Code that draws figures
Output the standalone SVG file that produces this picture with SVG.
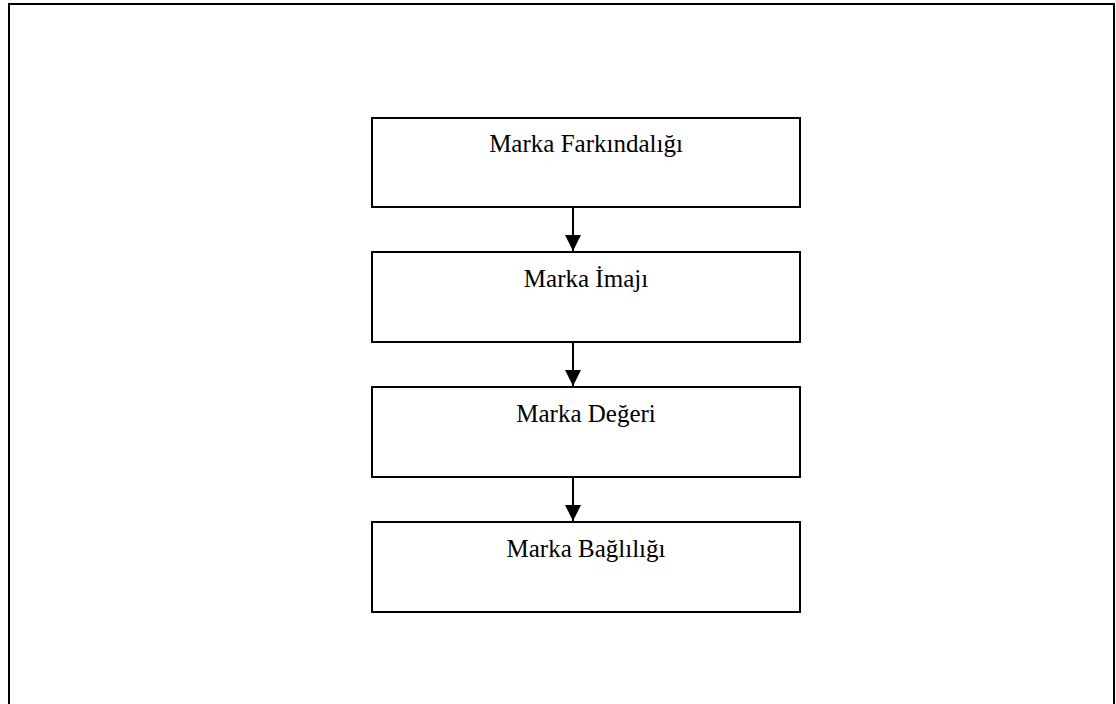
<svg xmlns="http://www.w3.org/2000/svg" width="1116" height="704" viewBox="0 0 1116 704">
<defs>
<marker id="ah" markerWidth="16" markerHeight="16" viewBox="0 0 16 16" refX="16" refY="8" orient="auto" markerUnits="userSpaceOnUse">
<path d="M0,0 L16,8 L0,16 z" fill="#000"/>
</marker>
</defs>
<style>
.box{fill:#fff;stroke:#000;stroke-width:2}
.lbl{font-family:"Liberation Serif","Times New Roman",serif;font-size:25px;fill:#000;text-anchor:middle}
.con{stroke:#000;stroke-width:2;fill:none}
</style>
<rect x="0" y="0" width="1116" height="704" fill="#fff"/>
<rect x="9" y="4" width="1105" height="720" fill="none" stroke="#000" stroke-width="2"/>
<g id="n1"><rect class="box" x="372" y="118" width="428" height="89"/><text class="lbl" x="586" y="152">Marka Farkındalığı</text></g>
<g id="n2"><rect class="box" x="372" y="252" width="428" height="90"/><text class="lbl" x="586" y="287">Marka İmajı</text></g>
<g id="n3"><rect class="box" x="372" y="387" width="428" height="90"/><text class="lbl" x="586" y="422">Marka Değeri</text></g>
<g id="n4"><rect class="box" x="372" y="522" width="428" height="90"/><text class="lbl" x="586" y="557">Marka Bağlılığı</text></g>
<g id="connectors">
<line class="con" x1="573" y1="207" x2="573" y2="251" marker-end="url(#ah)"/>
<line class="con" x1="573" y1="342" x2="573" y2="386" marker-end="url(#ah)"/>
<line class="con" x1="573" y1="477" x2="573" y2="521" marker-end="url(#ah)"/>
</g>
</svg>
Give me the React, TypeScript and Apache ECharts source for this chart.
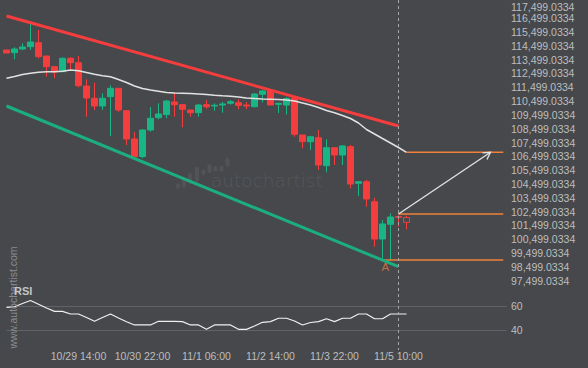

**WHAT YOU ARE ASKED TO DO:**
Repeat each record exactly, with the pictures left out.

**ANSWER BELOW:**
Output the standalone SVG file that produces this picture with SVG.
<svg xmlns="http://www.w3.org/2000/svg" width="1116" height="704" viewBox="0 0 1116 704">
<defs>
<marker id="ah" markerWidth="16" markerHeight="16" viewBox="0 0 16 16" refX="16" refY="8" orient="auto" markerUnits="userSpaceOnUse">
<path d="M0,0 L16,8 L0,16 z" fill="#000"/>
</marker>
</defs>
<style>
.box{fill:#fff;stroke:#000;stroke-width:2}
.lbl{font-family:"Liberation Serif","Times New Roman",serif;font-size:25px;fill:#000;text-anchor:middle}
.con{stroke:#000;stroke-width:2;fill:none}
</style>
<rect x="0" y="0" width="1116" height="704" fill="#fff"/>
<rect x="9" y="4" width="1105" height="720" fill="none" stroke="#000" stroke-width="2"/>
<g id="n1"><rect class="box" x="372" y="118" width="428" height="89"/><text class="lbl" x="586" y="152">Marka Farkındalığı</text></g>
<g id="n2"><rect class="box" x="372" y="252" width="428" height="90"/><text class="lbl" x="586" y="287">Marka İmajı</text></g>
<g id="n3"><rect class="box" x="372" y="387" width="428" height="90"/><text class="lbl" x="586" y="422">Marka Değeri</text></g>
<g id="n4"><rect class="box" x="372" y="522" width="428" height="90"/><text class="lbl" x="586" y="557">Marka Bağlılığı</text></g>
<g id="connectors">
<line class="con" x1="573" y1="207" x2="573" y2="251" marker-end="url(#ah)"/>
<line class="con" x1="573" y1="342" x2="573" y2="386" marker-end="url(#ah)"/>
<line class="con" x1="573" y1="477" x2="573" y2="521" marker-end="url(#ah)"/>
</g>
</svg>
Give me the React, TypeScript and Apache ECharts source for this chart.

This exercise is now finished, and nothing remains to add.